START
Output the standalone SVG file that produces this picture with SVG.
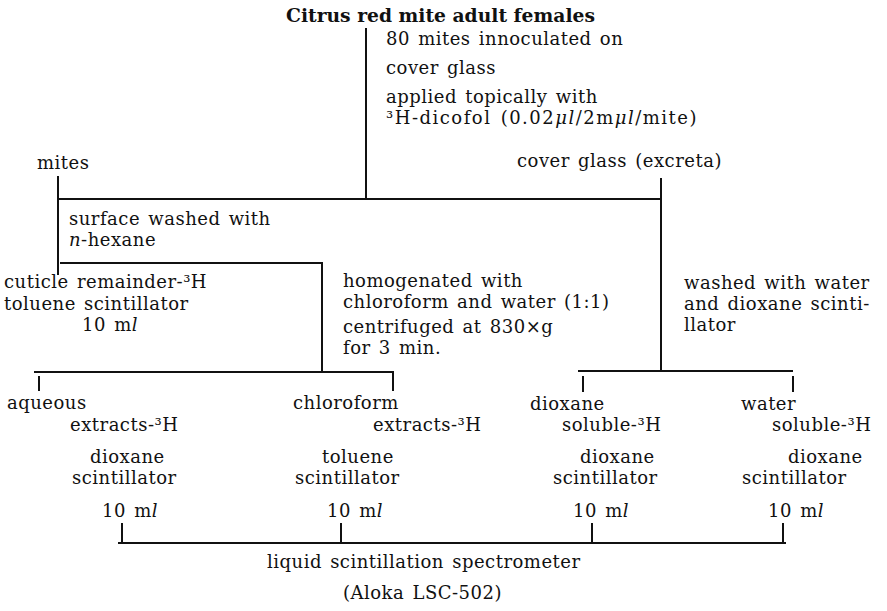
<svg xmlns="http://www.w3.org/2000/svg" width="887" height="611" viewBox="0 0 887 611">
<style>
text{font-family:"DejaVu Serif","Liberation Serif",serif;font-size:18px;fill:#111;letter-spacing:0.5px;word-spacing:2px}
.t{font-weight:bold;font-size:19px;letter-spacing:0;word-spacing:0}
.c line{stroke:#111;stroke-width:2}
.i{font-style:italic}
</style>
<rect width="887" height="611" fill="#fff"/>
<g class="c" id="connectors">
<line x1="366" y1="28" x2="366" y2="199"/>
<line x1="58" y1="199" x2="661" y2="199"/>
<line x1="58" y1="176" x2="58" y2="275"/>
<line x1="661" y1="178" x2="661" y2="372"/>
<line x1="60" y1="263" x2="323" y2="263"/>
<line x1="322" y1="263" x2="322" y2="372"/>
<line x1="34" y1="372" x2="394" y2="372"/>
<line x1="39" y1="376" x2="39" y2="391"/>
<line x1="393" y1="372" x2="393" y2="391"/>
<line x1="578" y1="371" x2="793" y2="371"/>
<line x1="583" y1="376" x2="583" y2="392"/>
<line x1="793" y1="376" x2="793" y2="392"/>
<line x1="118" y1="543" x2="786" y2="543"/>
<line x1="122" y1="523" x2="122" y2="543"/>
<line x1="341" y1="523" x2="341" y2="543"/>
<line x1="592" y1="523" x2="592" y2="543"/>
<line x1="783" y1="523" x2="783" y2="543"/>
</g>
<g id="n-title"><text class="t" x="286" y="22" textLength="309" lengthAdjust="spacingAndGlyphs">Citrus red mite adult females</text></g>
<g id="n-application">
<text x="386" y="45">80 mites innoculated on</text>
<text x="386" y="74">cover glass</text>
<text x="386" y="103">applied topically with</text>
<text x="386" y="124" textLength="311">³H-dicofol (0.02<tspan class="i">μl</tspan>/2m<tspan class="i">μl</tspan>/mite)</text>
</g>
<g id="n-mites"><text x="37" y="169">mites</text></g>
<g id="n-coverglass"><text x="517" y="167">cover glass (excreta)</text></g>
<g id="n-hexane">
<text x="69" y="225">surface washed with</text>
<text x="69" y="246"><tspan class="i">n</tspan>-hexane</text>
</g>
<g id="n-cuticle">
<text x="4" y="288">cuticle remainder-³H</text>
<text x="4" y="310">toluene scintillator</text>
<text x="82" y="331">10 m<tspan class="i">l</tspan></text>
</g>
<g id="n-homogenate">
<text x="343" y="287">homogenated with</text>
<text x="343" y="308">chloroform and water (1:1)</text>
<text x="343" y="333">centrifuged at 830×g</text>
<text x="343" y="354">for 3 min.</text>
</g>
<g id="n-wash">
<text x="684" y="289">washed with water</text>
<text x="684" y="310">and dioxane scinti-</text>
<text x="684" y="331">llator</text>
</g>
<g id="n-aqueous">
<text x="7" y="409">aqueous</text>
<text x="70" y="431">extracts-³H</text>
<text x="90" y="463">dioxane</text>
<text x="72" y="484">scintillator</text>
<text x="102" y="517">10 m<tspan class="i">l</tspan></text>
</g>
<g id="n-chloroform">
<text x="293" y="409">chloroform</text>
<text x="373" y="431">extracts-³H</text>
<text x="322" y="463">toluene</text>
<text x="295" y="484">scintillator</text>
<text x="327" y="517">10 m<tspan class="i">l</tspan></text>
</g>
<g id="n-dioxane">
<text x="530" y="410">dioxane</text>
<text x="562" y="431">soluble-³H</text>
<text x="580" y="463">dioxane</text>
<text x="553" y="484">scintillator</text>
<text x="573" y="517">10 m<tspan class="i">l</tspan></text>
</g>
<g id="n-water">
<text x="741" y="410">water</text>
<text x="772" y="431">soluble-³H</text>
<text x="788" y="463">dioxane</text>
<text x="742" y="484">scintillator</text>
<text x="768" y="517">10 m<tspan class="i">l</tspan></text>
</g>
<g id="n-lsc">
<text x="267" y="568">liquid scintillation spectrometer</text>
<text x="343" y="599">(Aloka LSC-502)</text>
</g>
</svg>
END
Restate the whole of the material word for word without the pictures.

Output the standalone SVG file that produces this picture with SVG.
<svg xmlns="http://www.w3.org/2000/svg" width="887" height="611" viewBox="0 0 887 611">
<style>
text{font-family:"DejaVu Serif","Liberation Serif",serif;font-size:18px;fill:#111;letter-spacing:0.5px;word-spacing:2px}
.t{font-weight:bold;font-size:19px;letter-spacing:0;word-spacing:0}
.c line{stroke:#111;stroke-width:2}
.i{font-style:italic}
</style>
<rect width="887" height="611" fill="#fff"/>
<g class="c" id="connectors">
<line x1="366" y1="28" x2="366" y2="199"/>
<line x1="58" y1="199" x2="661" y2="199"/>
<line x1="58" y1="176" x2="58" y2="275"/>
<line x1="661" y1="178" x2="661" y2="372"/>
<line x1="60" y1="263" x2="323" y2="263"/>
<line x1="322" y1="263" x2="322" y2="372"/>
<line x1="34" y1="372" x2="394" y2="372"/>
<line x1="39" y1="376" x2="39" y2="391"/>
<line x1="393" y1="372" x2="393" y2="391"/>
<line x1="578" y1="371" x2="793" y2="371"/>
<line x1="583" y1="376" x2="583" y2="392"/>
<line x1="793" y1="376" x2="793" y2="392"/>
<line x1="118" y1="543" x2="786" y2="543"/>
<line x1="122" y1="523" x2="122" y2="543"/>
<line x1="341" y1="523" x2="341" y2="543"/>
<line x1="592" y1="523" x2="592" y2="543"/>
<line x1="783" y1="523" x2="783" y2="543"/>
</g>
<g id="n-title"><text class="t" x="286" y="22" textLength="309" lengthAdjust="spacingAndGlyphs">Citrus red mite adult females</text></g>
<g id="n-application">
<text x="386" y="45">80 mites innoculated on</text>
<text x="386" y="74">cover glass</text>
<text x="386" y="103">applied topically with</text>
<text x="386" y="124" textLength="311">³H-dicofol (0.02<tspan class="i">μl</tspan>/2m<tspan class="i">μl</tspan>/mite)</text>
</g>
<g id="n-mites"><text x="37" y="169">mites</text></g>
<g id="n-coverglass"><text x="517" y="167">cover glass (excreta)</text></g>
<g id="n-hexane">
<text x="69" y="225">surface washed with</text>
<text x="69" y="246"><tspan class="i">n</tspan>-hexane</text>
</g>
<g id="n-cuticle">
<text x="4" y="288">cuticle remainder-³H</text>
<text x="4" y="310">toluene scintillator</text>
<text x="82" y="331">10 m<tspan class="i">l</tspan></text>
</g>
<g id="n-homogenate">
<text x="343" y="287">homogenated with</text>
<text x="343" y="308">chloroform and water (1:1)</text>
<text x="343" y="333">centrifuged at 830×g</text>
<text x="343" y="354">for 3 min.</text>
</g>
<g id="n-wash">
<text x="684" y="289">washed with water</text>
<text x="684" y="310">and dioxane scinti-</text>
<text x="684" y="331">llator</text>
</g>
<g id="n-aqueous">
<text x="7" y="409">aqueous</text>
<text x="70" y="431">extracts-³H</text>
<text x="90" y="463">dioxane</text>
<text x="72" y="484">scintillator</text>
<text x="102" y="517">10 m<tspan class="i">l</tspan></text>
</g>
<g id="n-chloroform">
<text x="293" y="409">chloroform</text>
<text x="373" y="431">extracts-³H</text>
<text x="322" y="463">toluene</text>
<text x="295" y="484">scintillator</text>
<text x="327" y="517">10 m<tspan class="i">l</tspan></text>
</g>
<g id="n-dioxane">
<text x="530" y="410">dioxane</text>
<text x="562" y="431">soluble-³H</text>
<text x="580" y="463">dioxane</text>
<text x="553" y="484">scintillator</text>
<text x="573" y="517">10 m<tspan class="i">l</tspan></text>
</g>
<g id="n-water">
<text x="741" y="410">water</text>
<text x="772" y="431">soluble-³H</text>
<text x="788" y="463">dioxane</text>
<text x="742" y="484">scintillator</text>
<text x="768" y="517">10 m<tspan class="i">l</tspan></text>
</g>
<g id="n-lsc">
<text x="267" y="568">liquid scintillation spectrometer</text>
<text x="343" y="599">(Aloka LSC-502)</text>
</g>
</svg>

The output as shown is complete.